[Information provided]

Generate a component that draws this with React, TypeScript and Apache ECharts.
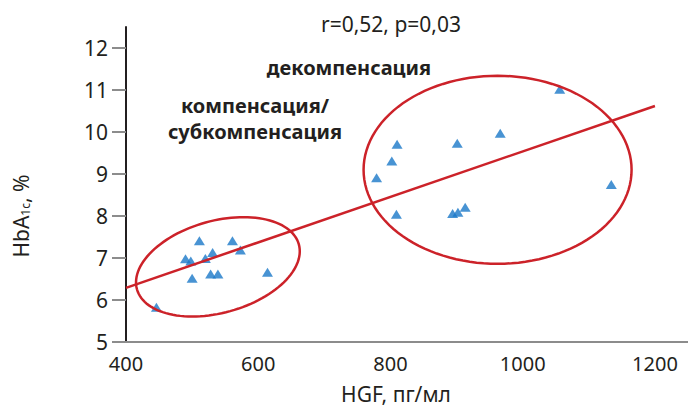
import React, { useEffect, useRef } from "react";
import * as echarts from "echarts";

// HGF (pg/ml) and HbA1c (%) values
const hgf = [446, 511, 490, 498, 500, 520, 531, 528, 539, 561, 573, 614,
  1056, 810, 901, 966, 802, 779, 1134, 809, 894, 902, 913];
const hba1c = [5.83, 7.41, 6.98, 6.93, 6.52, 6.99, 7.13, 6.62, 6.62, 7.41, 7.19, 6.66,
  11.02, 9.71, 9.73, 9.97, 9.31, 8.91, 8.75, 8.04, 8.06, 8.09, 8.21];

// regression line end points
const fitX = [400, 1200];
const fitY = [6.29, 10.62];

// ellipse centres (data units)
const ellipseCx = [539, 962];
const ellipseCy = [6.79, 9.1];

const xTicks = [400, 600, 800, 1000, 1200];
const yTicks = [5, 6, 7, 8, 9, 10, 11, 12];

const statText = "r=0,52, p=0,03";
const group1 = "декомпенсация";
const group2a = "компенсация/";
const group2b = "субкомпенсация";

const FONT = "'Noto Sans', sans-serif";

export default function App() {
  const ref = useRef<HTMLDivElement>(null);
  useEffect(() => {
    if (!ref.current) return;
    const chart = echarts.init(ref.current, undefined, { renderer: "svg" });
    // ellipse geometry in pixels: semi-axes and tilt
    const ellGeom = [
      { a: 84, b: 46, angle: 15.5 },
      { a: 134, b: 94, angle: 0 },
    ];
    const txt = (x: number, y: number, text: string, fontSize: number, bold = false) => ({
      type: "text",
      x,
      y,
      style: {
        text,
        fontSize,
        fontWeight: bold ? "bold" : "normal",
        fontFamily: FONT,
        fill: "#231f20",
        textAlign: "center",
        textVerticalAlign: "middle",
      },
    });
    chart.setOption({
      animation: false,
      backgroundColor: "#ffffff",
      textStyle: { fontFamily: FONT },
      grid: { left: 126, right: 0, top: 27, bottom: 67, containLabel: false },
      xAxis: {
        type: "value",
        min: 400,
        max: 1250,
        interval: 200,
        splitLine: { show: false },
        axisLine: { onZero: false, lineStyle: { color: "#8c8c8c", width: 2 } },
        axisTick: { show: false },
        axisLabel: {
          customValues: xTicks,
          formatter: (v: number) => String(v),
          color: "#231f20",
          fontSize: 20,
          margin: 11,
          fontFamily: FONT,
        },
      },
      yAxis: {
        type: "value",
        min: 5,
        max: 12.5,
        interval: 1,
        splitLine: { show: false },
        axisLine: { onZero: false, lineStyle: { color: "#231f20", width: 2 } },
        axisTick: {
          customValues: yTicks,
          length: 14,
          lineStyle: { color: "#8c8c8c", width: 2 },
        },
        axisLabel: {
          customValues: yTicks,
          formatter: (v: number) => String(v),
          color: "#231f20",
          fontSize: 21,
          margin: 18,
          fontFamily: FONT,
        },
      },
      graphic: [
        txt(391, 24, statText, 21),
        txt(349, 67, group1, 20, true),
        txt(255, 105, group2a, 20, true),
        txt(255, 131, group2b, 20, true),
        txt(396, 394, "HGF, пг/мл", 21),
        {
          type: "text",
          x: 21,
          y: 216,
          rotation: Math.PI / 2,
          style: {
            text: "HbA{sub|1c}, %",
            fontSize: 21,
            fontFamily: FONT,
            fill: "#231f20",
            textAlign: "center",
            textVerticalAlign: "middle",
            rich: {
              sub: {
                fontSize: 12,
                fontFamily: FONT,
                fill: "#231f20",
                padding: [9, 0, 0, 0],
                verticalAlign: "bottom",
              },
            },
          },
        },
      ],
      series: [
        {
          type: "scatter",
          data: hgf.map((x, i) => [x, hba1c[i]]),
          symbol: "triangle",
          symbolSize: [11, 9],
          itemStyle: { color: "#1a78c8" },
          z: 2,
        },
        {
          type: "line",
          data: fitX.map((x, i) => [x, fitY[i]]),
          showSymbol: false,
          symbol: "none",
          lineStyle: { color: "#cc2229", width: 2.5 },
          z: 3,
          silent: true,
        },
        {
          type: "custom",
          data: ellipseCx.map((x, i) => [x, ellipseCy[i]]),
          z: 3,
          silent: true,
          renderItem: (params: any, api: any) => {
            const idx = params.dataIndex;
            const c = api.coord([api.value(0), api.value(1)]);
            const g = ellGeom[idx];
            const th = (-g.angle * Math.PI) / 180;
            const pts: number[][] = [];
            for (let k = 0; k < 120; k++) {
              const t = (k / 120) * Math.PI * 2;
              const ex = g.a * Math.cos(t);
              const ey = g.b * Math.sin(t);
              pts.push([
                c[0] + ex * Math.cos(th) - ey * Math.sin(th),
                c[1] + ex * Math.sin(th) + ey * Math.cos(th),
              ]);
            }
            return {
              type: "polygon",
              shape: { points: pts },
              style: { fill: "none", stroke: "#cc2229", lineWidth: 2.5 },
            };
          },
        },
      ],
    });
    return () => chart.dispose();
  }, []);
  return (
    <div
      ref={ref}
      style={{ position: "fixed", left: 0, top: 0, width: 688, height: 409 }}
    />
  );
}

[What you will do] The lines from the start of the data through the line that contains "const fitY = [6.29, 10.62];" are to be returned exactly, please, with both ends included and every picture left out.

[Exercise result]
Generate a component that draws this with React, TypeScript and Apache ECharts.
import React, { useEffect, useRef } from "react";
import * as echarts from "echarts";

// HGF (pg/ml) and HbA1c (%) values
const hgf = [446, 511, 490, 498, 500, 520, 531, 528, 539, 561, 573, 614,
  1056, 810, 901, 966, 802, 779, 1134, 809, 894, 902, 913];
const hba1c = [5.83, 7.41, 6.98, 6.93, 6.52, 6.99, 7.13, 6.62, 6.62, 7.41, 7.19, 6.66,
  11.02, 9.71, 9.73, 9.97, 9.31, 8.91, 8.75, 8.04, 8.06, 8.09, 8.21];

// regression line end points
const fitX = [400, 1200];
const fitY = [6.29, 10.62];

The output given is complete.